Por obvio que resulte, necesito explicar el título de esta entrada: se trata -discúlpenme la prescindible aclaración- de un torpe juego de palabras con el título original del célebre drama de Dürrenmatt La visita de la vieja dama, sustituyendo, con las necesarias adptaciones de género gramatical, Dame (=Dama) por Dumm (=tonto).
En el intermedio de la representación del Don Carlos verdiano que tuvo lugar ayer en mi ciudad de residencia, me encontré con un vecino de mi ciudad de origen, levantino de nación y amante, según sus propias palabras, del cuadrante noroccidental de la península, que usurpa más que ocupa un alto cargo en la administración cultural del municipio. Venía el sujeto a estudiar, a cata y a cala, las posibilidades de llevar a su jurisdicción a la compañía búlgara que perpetraba el desaguisado. Loable y esforzado propósito de un funcionario eficiente y resolutivo.
Debería, en todo caso, de haber sido yo el sorprendido por el encuentro. Pero esta clase de individuos posee la virtud de volver del revés cualquier situación, por peregrina que ésta sea y, como si lo más natural y lógico del mundo fuese su presencia a cuatrocientos kilómetros de de su casa o de su lugar de trabajo en día de labor y lo más absurdo e inimaginable la mía en un espectáculo en el lugar en que vivo, exclama el iluminado:
- ¡Pero bueno...! ¿Cómo tú por aquí?.
Como es fácil de imaginar, el comisario de cultura es un hombre untuoso y relamido, engolado y pedantón, menudito y con pujos de seductor caduco, se autorreputa de afrancesado y no pasa de precioso ridículo. Por otra parte, debe de andar circunstancialmente muy necesitado: se le iban los ojos tras el culo espléndido de la alcaldesa pepera (que, sin que sirva de precendente, ornaba con su palmito un evento operístico), como los de un hambriento tras un chorizo de Cantimpalo.

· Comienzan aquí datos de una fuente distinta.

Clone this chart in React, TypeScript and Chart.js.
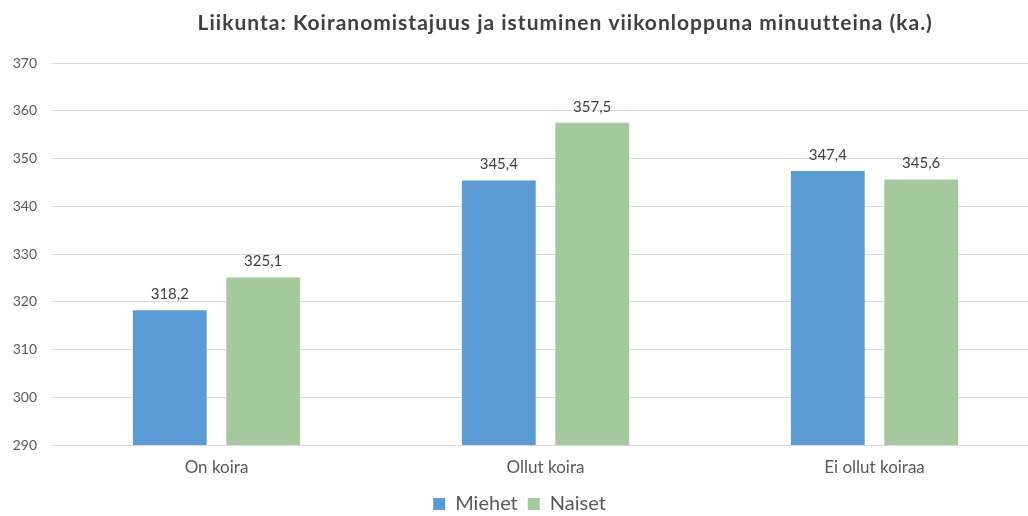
import React, { useEffect, useRef } from "react";
import { Chart, registerables } from "chart.js";

Chart.register(...registerables);

const chartTitle = "Liikunta: Koiranomistajuus ja istuminen viikonloppuna minuutteina (ka.)";
const categories = ["On koira", "Ollut koira", "Ei ollut koiraa"];
const seriesNames = ["Miehet", "Naiset"];
const miehet = [318.2, 345.4, 347.4];
const naiset = [325.1, 357.5, 345.6];
const yMin = 290;
const yMax = 370;
const yStep = 10;

const FONT = "Lato, 'Open Sans', sans-serif";
const BLUE = "#5B9BD5";
const GREEN = "#A3C99D";

const titlePlugin = {
  id: "customTitle",
  afterDraw(chart: any) {
    const { ctx, chartArea } = chart;
    ctx.save();
    ctx.font = `bold 21px ${FONT}`;
    try {
      (ctx as any).letterSpacing = "1px";
    } catch (e) {}
    ctx.fillStyle = "#404040";
    ctx.textAlign = "center";
    ctx.textBaseline = "middle";
    ctx.fillText(chartTitle, chartArea.left + chartArea.width * 0.52, 23);
    ctx.restore();
  },
};

const valueLabels = {
  id: "valueLabels",
  afterDatasetsDraw(chart: any) {
    const { ctx } = chart;
    ctx.save();
    ctx.font = `15px ${FONT}`;
    ctx.fillStyle = "#404040";
    ctx.textAlign = "center";
    ctx.textBaseline = "middle";
    chart.data.datasets.forEach((ds: any, i: number) => {
      const meta = chart.getDatasetMeta(i);
      meta.data.forEach((bar: any, j: number) => {
        const v = ds.data[j] as number;
        ctx.fillText(v.toFixed(1).replace(".", ","), bar.x, bar.y - 16);
      });
    });
    ctx.restore();
  },
};

export default function App() {
  const ref = useRef<HTMLCanvasElement | null>(null);

  useEffect(() => {
    if (!ref.current) return;
    const chart = new Chart(ref.current, {
      type: "bar",
      data: {
        labels: categories,
        datasets: [
          {
            label: seriesNames[0],
            data: miehet,
            backgroundColor: BLUE,
            categoryPercentage: 0.568,
            barPercentage: 0.79,
          },
          {
            label: seriesNames[1],
            data: naiset,
            backgroundColor: GREEN,
            categoryPercentage: 0.568,
            barPercentage: 0.79,
          },
        ],
      },
      options: {
        responsive: false,
        animation: false,
        layout: { padding: { top: 63, left: 0, right: 6, bottom: 0 } },
        plugins: {
          title: { display: false },
          tooltip: { enabled: false },
          legend: {
            position: "bottom",
            labels: {
              font: { family: FONT, size: 20 },
              color: "#595959",
              boxWidth: 12,
              boxHeight: 12,
              padding: 10,
            },
          },
        },
        scales: {
          x: {
            grid: { display: false, drawTicks: false },
            border: { display: false },
            ticks: {
              font: { family: FONT, size: 17 },
              color: "#595959",
              padding: 12,
            },
            afterFit(scale: any) {
              scale.height = 39;
            },
          },
          y: {
            min: yMin,
            max: yMax,
            grid: { color: "#D9D9D9", drawTicks: false, lineWidth: 1 },
            border: { display: false },
            ticks: {
              stepSize: yStep,
              font: { family: FONT, size: 14 },
              color: "#595959",
              padding: 15,
            },
            afterFit(scale: any) {
              scale.width = 52;
            },
          },
        },
      },
      plugins: [titlePlugin, valueLabels],
    });
    return () => chart.destroy();
  }, []);

  return (
    <div
      style={{
        position: "absolute",
        left: 0,
        top: 0,
        width: 1028,
        height: 516,
        overflow: "hidden",
        background: "#fff",
      }}
    >
      <canvas ref={ref} width={1045} height={524} style={{ display: "block" }} />
    </div>
  );
}
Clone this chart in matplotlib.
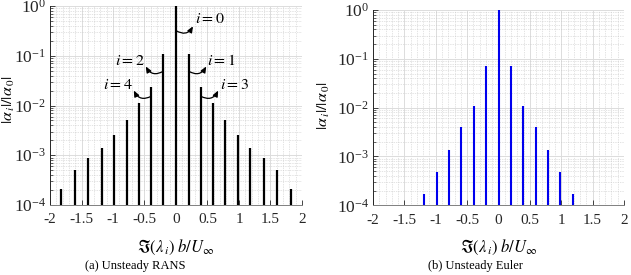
import numpy as np
import matplotlib
matplotlib.use("Agg")
import matplotlib.pyplot as plt
from matplotlib.ticker import LogLocator, MultipleLocator

plt.rcParams['font.family'] = ['Liberation Serif', 'DejaVu Serif']
plt.rcParams['mathtext.fontset'] = 'stix'
plt.rcParams['axes.unicode_minus'] = False

# Data: RANS (left)
rans_freq = [0.0, 0.20, 0.39, 0.59, 0.78, 0.98, 1.18, 1.40, 1.61, 1.83]
rans_amp = [1.0, 0.108, 0.0233, 0.011, 0.0051, 0.0026, 0.0014, 0.00087, 0.00051, 0.000205]
# Data: Euler (right)
euler_freq = [0.0, 0.197, 0.394, 0.59, 0.79, 0.985, 1.18]
euler_amp = [1.0, 0.0711, 0.0108, 0.0040, 0.00135, 0.00049, 0.00017]

xticks = [-2, -1.5, -1, -0.5, 0, 0.5, 1, 1.5, 2]
xticklabels = ['-2', '-1.5', '-1', '-0.5', '0', '0.5', '1', '1.5', '2']
ylabel = r'$|\alpha_{\,i}|/|\alpha_{\,0}|$'
xlabel = r'$\Im(\lambda_{\,i})\; b/U_{\infty}$'
captions = ['(a) Unsteady RANS', '(b) Unsteady Euler']

fig = plt.figure(figsize=(6.31, 2.75), dpi=100)
axL = fig.add_axes([50/631, 1-205/275, 252/631, 199/275])
axR = fig.add_axes([373/631, 1-205.3/275, 251/631, 195.3/275])


def mirror(f, a):
    xs = [-v for v in f[:0:-1]] + list(f)
    ys = list(a[:0:-1]) + list(a)
    return xs, ys


def style(ax, ylab_x, ylab_y):
    ax.set_yscale('log')
    ax.set_xlim(-2, 2)
    ax.set_ylim(1e-4, 1)
    ax.set_xticks(xticks)
    ax.set_xticklabels(xticklabels)
    ax.xaxis.set_minor_locator(MultipleLocator(0.1))
    ax.yaxis.set_major_locator(LogLocator(base=10, numticks=10))
    ax.yaxis.set_minor_locator(LogLocator(base=10, subs=np.arange(2, 10), numticks=20))
    ax.grid(True, which='major', color='#dcdcdc', linewidth=0.7, linestyle='-')
    ax.grid(True, which='minor', color='#c8c8c8', linewidth=0.5, linestyle=(0, (1, 1.5)))
    ax.set_axisbelow(True)
    for s in ['top', 'right']:
        ax.spines[s].set_visible(False)
    ax.spines['left'].set_color('#262626')
    ax.spines['bottom'].set_color('#808080')
    ax.spines['left'].set_linewidth(0.7)
    ax.spines['bottom'].set_linewidth(0.7)
    ax.tick_params(which='both', direction='in', colors='#262626',
                   top=False, right=False)
    ax.tick_params(axis='x', labelsize=11, pad=6)
    ax.tick_params(axis='y', labelsize=12.5, pad=3)
    ax.tick_params(which='major', length=3.5, width=0.6)
    ax.tick_params(which='minor', length=2, width=0.5)
    ax.tick_params(axis='x', which='minor', length=0)
    ax.set_xlabel(xlabel, fontsize=12)
    ax.set_ylabel(ylabel, fontsize=11.5)
    ax.xaxis.set_label_coords(0.5, -0.165)
    ax.yaxis.set_label_coords(ylab_x, ylab_y)


xs, ys = mirror(rans_freq, rans_amp)
axL.vlines(xs, 1e-4, ys, colors='black', linewidth=1.6)
xs, ys = mirror(euler_freq, euler_amp)
axR.vlines(xs, 1e-4, ys, colors='#0000ee', linewidth=1.5)
style(axL, -0.132, 0.53)
style(axR, -0.165, 0.51)

# annotations (left)
ann = [
    (r'$i=0$', (0.0, 0.32), (0.27, 0.39), (0.53, 0.55), 0.5),
    (r'$i=1$', (0.20, 0.049), (0.48, 0.061), (0.71, 0.077), 0.5),
    (r'$i=2$', (-0.20, 0.049), (-0.48, 0.061), (-0.74, 0.077), -0.5),
    (r'$i=3$', (0.39, 0.0154), (0.67, 0.020), (0.93, 0.026), 0.5),
    (r'$i=4$', (-0.39, 0.0154), (-0.67, 0.020), (-0.93, 0.026), -0.5),
]
for txt, start, tip, tpos, rad in ann:
    axL.annotate('', xy=tip, xytext=start,
                 arrowprops=dict(arrowstyle='-|>,head_length=0.35,head_width=0.15',
                                 color='black', lw=0.9, shrinkA=0, shrinkB=0,
                                 connectionstyle=f'arc3,rad={rad}'))
    axL.text(tpos[0], tpos[1], txt, fontsize=11.5, ha='center', va='center')

fig.text(135/631, 1-266/275, captions[0], fontsize=9, ha='center', va='center')
fig.text(475/631, 1-266.5/275, captions[1], fontsize=9, ha='center', va='center')

fig.savefig('out.png', dpi=100)
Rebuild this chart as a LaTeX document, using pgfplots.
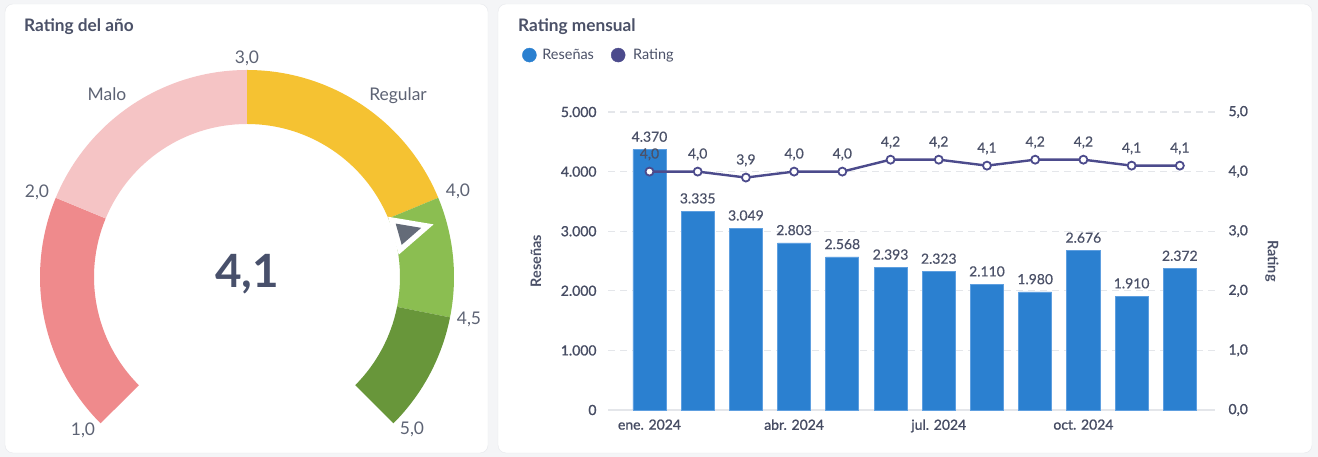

De los búlgaros y su versión de Don Carlo, mejor no hablar mucho: si no se hubiesen merendado el primer acto enterito, si no hubiesen cambiado arbitraria y gratuitamente el final de la obra, si, por el contrario, se hubiesen cargado, por incompetencia absoluta, al fulano que interpretaba al Marqúes de Posa en el inicio mismo de la representación, sin esperar al lugar propio del acontecimiento en el cuarto acto, su actuación podría haberse tolerado, pese a lo casposo y cutre de la escenografía y a la sustitución de las sandalias del Gran Inquisidor por mocasines blancos con adornos de goma negra.